The creation of the “Grand Anchor” demanded a brutal personal toll. Between 1821 and 1823, the damp, endemic climate of Bencoolen claimed four of his children – Leopold, Stamford Marsden, Charlotte, and Ella – in rapid succession. His wife, Sophia Hull, succumbed to a consuming grief, and Raffles’s own health deteriorated.
The absolute climax of his misfortune occurred on February 2, 1824, when he boarded the East Indiaman Fame to return to England. Packed within the hold was his life’s work: over two thousand precise architectural and botanical drawings, an irreplaceable collection of original Malay and Javanese historical manuscripts, dictionaries, genealogies, and dozens of live and preserved animal specimens.
Fifty miles out to sea, a kitchen fire engulfed the ship. Raffles and his wife escaped in an open lifeboat with nothing but their nightshirts. Decades of original research and the physical evidence of his intellectual genius vanished into the Indian Ocean in less than twenty minutes.
Upon his return to London, broken and childless, the Court of Directors of the EIC delivered its final assessment. They denied him a pension, holding him personally liable for £22,000 in back-dated administrative discrepancies and unauthorised expenses incurred while establishing Singapore.
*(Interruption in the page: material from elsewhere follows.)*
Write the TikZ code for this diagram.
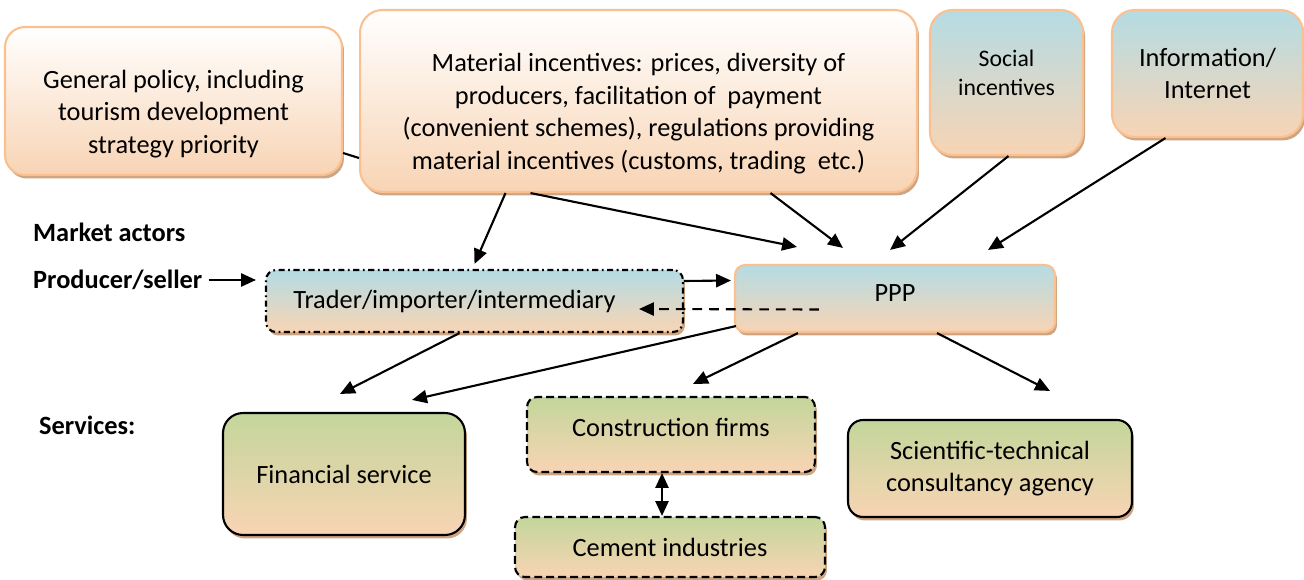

He died deep in debt, the morning before his forty-fifth birthday.
Modern Reflections: The Permanent Pedestal
While statues of nineteenth-century imperial figures are removed from public spaces worldwide, Raffles’s white polymarble statue still stands along the Singapore River.
This preservation was a deliberate, pragmatic choice made by Lee Kuan Yew and his economic advisors upon Singapore’s independence in 1965. By retaining the colonial founder on his pedestal, the new nation signalled to global capital that it respected historical continuity, institutional contracts, and the rule of law.
Raffles’s real legacy is not a grave or a collection of salvaged manuscripts. It is the structural realisation of his regional thesis: that an island devoid of natural resources could dominate global commerce simply by positioning itself as the open, tariff-free pivot point between east and west.